- Promotional poster
- Promotion: Juggalo Championship Wrestling
- Date: September 13, 2025 (aired September 25, 2025)
- City: South Padre Island, Texas
- Venue: Clayton's Beach Bar & Event Venue

Juggalo Championship Wrestling event chronology
| ← Previous JCW vs. GCW: The 2 Day War | Next → Houston Heat |

= Ultra Live Monster 5: Juggalo Island Show =

2025 Juggalo Championship Wrestling event and special Insane Clown Posse concert

The Ultra Live Monster 5: Juggalo Island Show was a professional wrestling special event and concert produced by Juggalo Championship Wrestling and Psychopathic Records which took place on September 13, 2025 at Clayton's Beach Bar & Event Venue in South Padre Island, Texas and was aired on September 25, 2025 as a special episode of JCW Lunacy on YouTube and Facebook.
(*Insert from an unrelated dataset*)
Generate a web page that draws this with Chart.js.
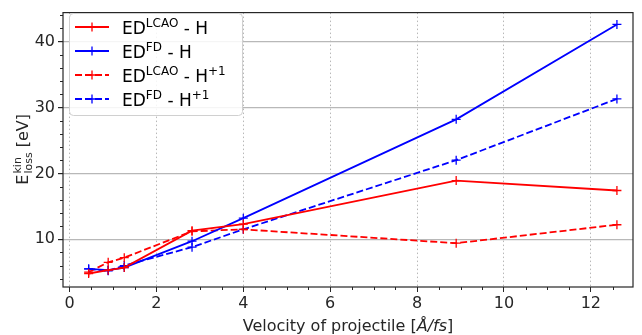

The wrestling event was followed up with a concert by the Insane Clown Posse.
==Production==
===Background===

Other on-screen personnel
| Role: | Name: |
| Disc Jockey | DJ Clay |
| Commentators | Mark Roberts |
Veda Scott
| Ring announcers | The Ringmaster |

On June 20, 2025, Psychopathic Records announced the Juggalo Island show, the final event in a series of concerts titled Ultra Live Monster 5. At the time, it was not officially confirmed that JCW would be part of the concert until the tour was announced on July 29, 2025 with JCW tapings being held on select dates on the tour.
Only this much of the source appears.